Another new addition in V-Ray 3.6 for Maya is the full Light Select render element. This feature is really useful in the post-production and compositing stages. It enables users to disassemble their render into the lighting contribution from one or more user-selected lights in the scene. Each Light Select channel can output the selected lights’ raw, diffuse, or specular contributions to the illumination, or the overall light contribution. This way artists can control illumination of each Light Select channel in post-production and achieve much better control of the scene’s lighting.

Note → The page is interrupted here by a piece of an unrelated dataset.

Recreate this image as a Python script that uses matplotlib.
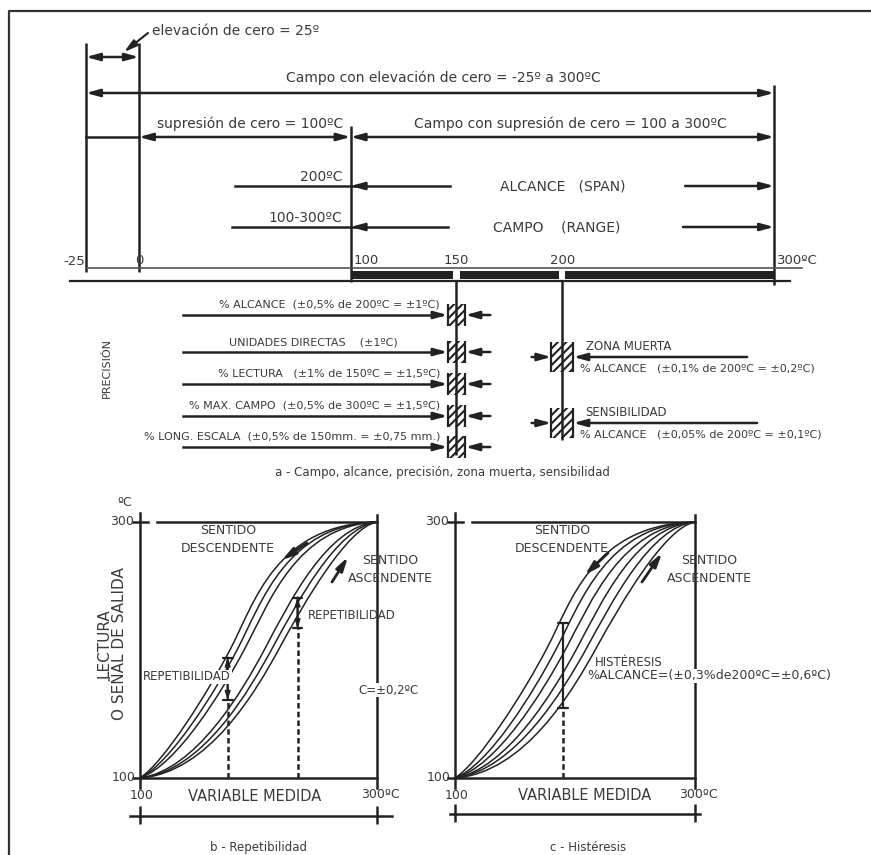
import matplotlib
matplotlib.use('Agg')
import matplotlib.pyplot as plt
from matplotlib.path import Path
from matplotlib.patches import PathPatch, Rectangle

plt.rcParams['font.family'] = ['DejaVu Sans']
plt.rcParams['hatch.linewidth'] = 1.5

C_LIN = '#222222'
C_TXT = '#3a3a3a'

# ---------------- datos ----------------
# escala superior en ºC
escala_t = [-25, 0, 100, 150, 200, 300]
escala_lbl = ['-25', '0', '100', '150', '200', '300ºC']

# precisión (sobre 150 ºC)
prec_lbl = ['% ALCANCE  (±0,5% de 200ºC = ±1ºC)',
            'UNIDADES DIRECTAS    (±1ºC)',
            '% LECTURA   (±1% de 150ºC = ±1,5ºC)',
            '% MAX. CAMPO  (±0,5% de 300ºC = ±1,5ºC)',
            '% LONG. ESCALA  (±0,5% de 150mm. = ±0,75 mm.)']
t_prec = 150

# zona muerta y sensibilidad (sobre 200 ºC)
zona_tit = ['ZONA MUERTA', 'SENSIBILIDAD']
zona_lbl = ['% ALCANCE   (±0,1% de 200ºC = ±0,2ºC)',
            '% ALCANCE   (±0,05% de 200ºC = ±0,1ºC)']
t_zona = 200

# curvas: puntos de control (ºC) de dos tramos Bezier cada una
# b - repetibilidad (3 descendentes + 3 ascendentes)
curvas_b = [
    [(100, 100), (120, 112), (157, 166), (177, 202), (197, 238), (215, 298), (300, 300)],
    [(100, 100), (125, 111), (163, 166), (183, 202), (203, 238), (224, 298), (300, 300)],
    [(100, 100), (131, 110), (169, 167), (189, 202), (209, 237), (232, 297), (300, 300)],
    [(100, 100), (147, 106), (186, 167), (206, 202), (226, 237), (258, 297), (300, 300)],
    [(100, 100), (153, 105), (192, 168), (212, 202), (232, 236), (266, 296), (300, 300)],
    [(100, 100), (158, 104), (198, 168), (218, 202), (238, 236), (275, 296), (300, 300)],
]
rep_x = [174, 233]
rep_y = [(161, 194), (217, 241)]

# c - histéresis
curvas_c = [
    [(100, 100), (120, 112), (157, 166), (177, 202), (197, 238), (215, 298), (300, 300)],
    [(100, 100), (128, 110), (165, 166), (185, 202), (205, 238), (227, 298), (300, 300)],
    [(100, 100), (135, 109), (173, 167), (193, 202), (213, 237), (239, 297), (300, 300)],
    [(100, 100), (143, 107), (182, 167), (202, 202), (222, 237), (251, 297), (300, 300)],
    [(100, 100), (150, 106), (190, 168), (210, 202), (230, 236), (263, 297), (300, 300)],
    [(100, 100), (158, 104), (198, 168), (218, 202), (238, 236), (275, 296), (300, 300)],
]
hist_x = 190
hist_y = (155, 221)


def flecha(ax, x0, y0, x1, y1, estilo='-|>', lw=1.8, ms=10):
    ax.annotate('', xy=(x1, y1), xytext=(x0, y0),
                arrowprops=dict(arrowstyle=estilo + ',head_length=0.8,head_width=0.22',
                                lw=lw, color=C_LIN, shrinkA=0, shrinkB=0,
                                mutation_scale=ms))


def cota(ax, x0, y0, x1, y1, lw=1.6):
    ax.annotate('', xy=(x1, y1), xytext=(x0, y0),
                arrowprops=dict(arrowstyle='|-|,widthA=0.35,widthB=0.35',
                                lw=lw, color=C_LIN, shrinkA=0, shrinkB=0,
                                mutation_scale=10))


def txt(ax, x, y, s, size=9, ha='left', **kw):
    ax.text(x, y, s, fontsize=size, ha=ha, va='center', color=C_TXT, **kw)


fig = plt.figure(figsize=(8.71, 8.55), dpi=100)

# ================= a - parte superior (x en ºC, y en píxeles) =================
ax = fig.add_axes([0, 0, 1, 1])
ax.set_xlim(-65.6, 345.8)
ax.set_ylim(855, 0)
ax.axis('off')

# marco
ax.plot([-61.4, -61.4, 345.8], [855, 11, 11], color='#333333', lw=1.6)

# verticales
ax.vlines([-25, 0], 43, 272, color=C_LIN, lw=1.8)
ax.vlines(100, 126, 282, color=C_LIN, lw=1.8)
ax.vlines(300, 85, 285, color=C_LIN, lw=1.8)
ax.vlines([150, 200], 281, [455, 440], color=C_LIN, lw=1.8)

# elevación de cero
flecha(ax, -25, 57, 0, 57, '<|-|>')
txt(ax, 6.2, 31, 'elevación de cero = 25º', 10)
flecha(ax, 4.3, 33, -7, 52, '-|>', lw=1.5)

txt(ax, 143.7, 78, 'Campo con elevación de cero = -25º a 300ºC', 10, ha='center')
flecha(ax, -25, 93, 300, 93, '<|-|>')

txt(ax, 8.6, 124, 'supresión de cero = 100ºC', 10)
txt(ax, 203.6, 124, 'Campo con supresión de cero = 100 a 300ºC', 10, ha='center')
ax.plot([-25, 0], [137, 137], color=C_LIN, lw=1.8)
flecha(ax, 0, 137, 100, 137, '<|-|>')
flecha(ax, 100, 137, 300, 137, '<|-|>')

# alcance / campo
filas = [(186, '200ºC', 'ALCANCE   (SPAN)', 200.3, 45.4, 147, 258),
         (227, '100-300ºC', 'CAMPO    (RANGE)', 197.5, 44, 146, 257)]
for y, izq, cen, xc, a0, a1, b0 in filas:
    txt(ax, 96, y - 9, izq, 10, ha='right')
    txt(ax, xc, y, cen, 10, ha='center')
    ax.plot([a0, a1], [y, y], color=C_LIN, lw=1.8)
    flecha(ax, 106, y, 100, y)
    flecha(ax, b0, y, 300, y)

# escala
for t, s in zip(escala_t, escala_lbl):
    if t == -25:
        txt(ax, t - 0.5, 261, s, 9.5, ha='right')
    elif t in (100, 300):
        txt(ax, t + 1.5, 260, s, 9.5, ha='left')
    else:
        txt(ax, t, 260, s, 9.5, ha='center')
ax.plot([-25, 313], [268, 268], color='#555555', lw=1.2)
ax.plot([-32.6, 307.6], [281, 281], color=C_LIN, lw=1.6)
for a, b in [(100, 150), (150, 200), (200, 300)]:
    ax.fill_between([a + (1.5 if a > 100 else 0), b - (1.5 if b < 300 else 0)],
                    271, 279, color=C_LIN, lw=0)

# precisión
prec_y = [315, 352, 384, 416, 447]
for i, (y, s) in enumerate(zip(prec_y, prec_lbl)):
    hw, hh = 4.2, 11
    ax.add_patch(Rectangle((t_prec - hw, y - hh), 2 * hw, 2 * hh, hatch='////',
                           fill=False, lw=0, edgecolor=C_LIN))
    ax.vlines([t_prec - hw, t_prec + hw], y - hh, y + hh, color=C_LIN, lw=1.6)
    ax.plot([20.8, t_prec - hw - 3], [y, y], color=C_LIN, lw=1.8)
    flecha(ax, t_prec - hw - 5, y, t_prec - hw, y)
    flecha(ax, 166, y, t_prec + hw, y)
    if i == 1:
        txt(ax, 82.6, y - 10, s, 8, ha='center')
    else:
        txt(ax, 142.2, y - 11, s, 8, ha='right')
ax.text(-15, 368, 'PRECISIÓN', fontsize=8, rotation=90, ha='center', va='center',
        color=C_TXT)

# zona muerta / sensibilidad
zona_y = [357, 423]
for y, tit, s, xl in zip(zona_y, zona_tit, zona_lbl, [287.3, 292]):
    hw, hh = 5.2, 15
    ax.add_patch(Rectangle((t_zona - hw, y - hh), 2 * hw, 2 * hh, hatch='////',
                           fill=False, lw=0, edgecolor=C_LIN))
    ax.vlines([t_zona - hw, t_zona + hw], y - hh, y + hh, color=C_LIN, lw=1.6)
    flecha(ax, 185.5, y, t_zona - hw, y)
    flecha(ax, xl, y, t_zona + hw, y)
    txt(ax, t_zona + 11, y - 11, tit, 8.5)
    txt(ax, t_zona + 8.5, y + 11, s, 8)

txt(ax, 143.2, 472, 'a - Campo, alcance, precisión, zona muerta, sensibilidad', 8.5,
    ha='center')


# ================= b y c - curvas =================
def grafico(xlim, curvas):
    a = fig.add_axes([0, 0, 1, 1])
    a.set_xlim(*xlim)
    a.set_ylim(39.84, 707.8)
    a.axis('off')
    a.set_facecolor('none')
    # ejes
    a.plot([100, 100], [92, 307], color=C_LIN, lw=1.8)
    a.plot([100, 300], [100, 100], color=C_LIN, lw=1.8)
    a.plot([300, 300], [92, 305.5], color=C_LIN, lw=1.8)
    a.plot([94, 106.5], [300, 300], color=C_LIN, lw=1.8)
    a.plot([94, 100], [100, 100], color=C_LIN, lw=1.8)
    a.plot([114, 300], [300, 300], color=C_LIN, lw=1.8)
    txt(a, 95, 300, '300', 9, ha='right')
    txt(a, 96, 100, '100', 9, ha='right')
    # curvas
    codigos = [Path.MOVETO] + [Path.CURVE4] * 6
    for pts in curvas:
        a.add_patch(PathPatch(Path(pts, codigos), fill=False, edgecolor=C_LIN, lw=1.1))
    # eje x
    txt(a, 101.5, 86, '100', 9, ha='center')
    txt(a, 303, 87, '300ºC', 9, ha='center')
    return a


# b - repetibilidad
axb = grafico((-18.14, 716.9), curvas_b)
txt(axb, 197, 85.5, 'VARIABLE MEDIDA', 10.5, ha='center')
axb.plot([91.6, 312.7], [70.3, 70.3], color=C_LIN, lw=1.8)
axb.vlines([100, 300], 64, 78, color=C_LIN, lw=1.8)
txt(axb, 199.6, 46, 'b - Repetibilidad', 8.5, ha='center')
txt(axb, 87.3, 315, 'ºC', 9, ha='center')
axb.text(76, 205, 'LECTURA\nO SEÑAL DE SALIDA', fontsize=11, rotation=90,
         ha='center', va='center', color=C_TXT, linespacing=1.0)
for x, (y0, y1) in zip(rep_x, rep_y):
    axb.plot([x, x], [100, y0], color=C_LIN, lw=1.8, ls=(0, (2.2, 1.3)))
    cota(axb, x, y0, x, y1)
    axb.annotate('', xy=(x, y0), xytext=(x, y1),
                 arrowprops=dict(arrowstyle='<|-|>,head_length=0.6,head_width=0.2',
                                 lw=1.2, color=C_LIN, shrinkA=0, shrinkB=0,
                                 mutation_scale=8))
txt(axb, 174.3, 293, 'SENTIDO', 9, ha='center')
txt(axb, 174.3, 279.5, 'DESCENDENTE', 9, ha='center')
txt(axb, 311, 270, 'SENTIDO', 9, ha='center')
txt(axb, 311, 256, 'ASCENDENTE', 9, ha='center')
flecha(axb, 240.9, 283.6, 219.8, 270.3, lw=2)
flecha(axb, 262, 253.1, 275.5, 272.7, lw=2)
txt(axb, 241.8, 227.3, 'REPETIBILIDAD', 8.5)
txt(axb, 102.5, 179, 'REPETIBILIDAD', 8.5,
    bbox=dict(facecolor='white', edgecolor='none', pad=0.5))
txt(axb, 284, 168.7, 'C=±0,2ºC', 8.5,
    bbox=dict(facecolor='white', edgecolor='none', pad=0.5))

# c - histéresis
axc = grafico((-279.2, 446.7), curvas_c)
txt(axc, 208.3, 86.7, 'VARIABLE MEDIDA', 10.5, ha='center')
axc.plot([95.8, 304], [71.9, 71.9], color=C_LIN, lw=1.8)
axc.vlines([100, 300], 65.5, 79.5, color=C_LIN, lw=1.8)
txt(axc, 210.8, 46, 'c - Histéresis', 8.5, ha='center')
axc.plot([hist_x, hist_x], [100, hist_y[0]], color=C_LIN, lw=1.8, ls=(0, (2.2, 1.3)))
cota(axc, hist_x, hist_y[0], hist_x, hist_y[1])
txt(axc, 189.2, 293, 'SENTIDO', 9, ha='center')
txt(axc, 189.2, 279.5, 'DESCENDENTE', 9, ha='center')
txt(axc, 311.7, 270, 'SENTIDO', 9, ha='center')
txt(axc, 311.7, 256, 'ASCENDENTE', 9, ha='center')
flecha(axc, 227.5, 275.8, 208.3, 258.6, lw=2)
flecha(axc, 255.8, 253.1, 272.5, 275.8, lw=2)
txt(axc, 216.7, 190.6, 'HISTÉRESIS', 8.5,
    bbox=dict(facecolor='white', edgecolor='none', pad=0.3))
txt(axc, 210, 179.7, '%ALCANCE=(±0,3%de200ºC=±0,6ºC)', 9,
    bbox=dict(facecolor='white', edgecolor='none', pad=0.3))

fig.savefig('out.png', dpi=100)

Cryptomatte is also a welcome addition to V-Ray 3.6 for Maya. It is considered to be one of the best and easiest methods for creating ID passes and mattes. It is an automatic method, and is easy to set up, supporting matte creation even when artists use depth of ﬁeld, motion blur and transparency. After the rendering is ﬁnished, artists can create nearly one-click mattes inside Nuke or Fusion.
Nvidia NVLink support is also added to V-Ray 3.6 for Maya. Users can now use a shared memory pool between multiple GPUs that support NVLink. This method makes it possible for users to render scenes that were previously unable to ﬁt into the memory of the single GPU. By sharing memory pool between multiple GPUs, users can render bigger scenes that require more GPU memory.
There is support for Nvidia MDL materials straight out of the box, so users can now load Nvidia’s Material Deﬁnition Language ﬁles and render them directly with V-Ray. Also, there are a couple of Maya Viewport 2.0 improvements that add support for environment maps for the reﬂection of V-Ray materials, V-RaySky and displacement preview.
After long hours of testing and having fun with this latest version of V-Ray for Maya, we can conclude that Chaos Group has added a nice set of features to the already great render engine.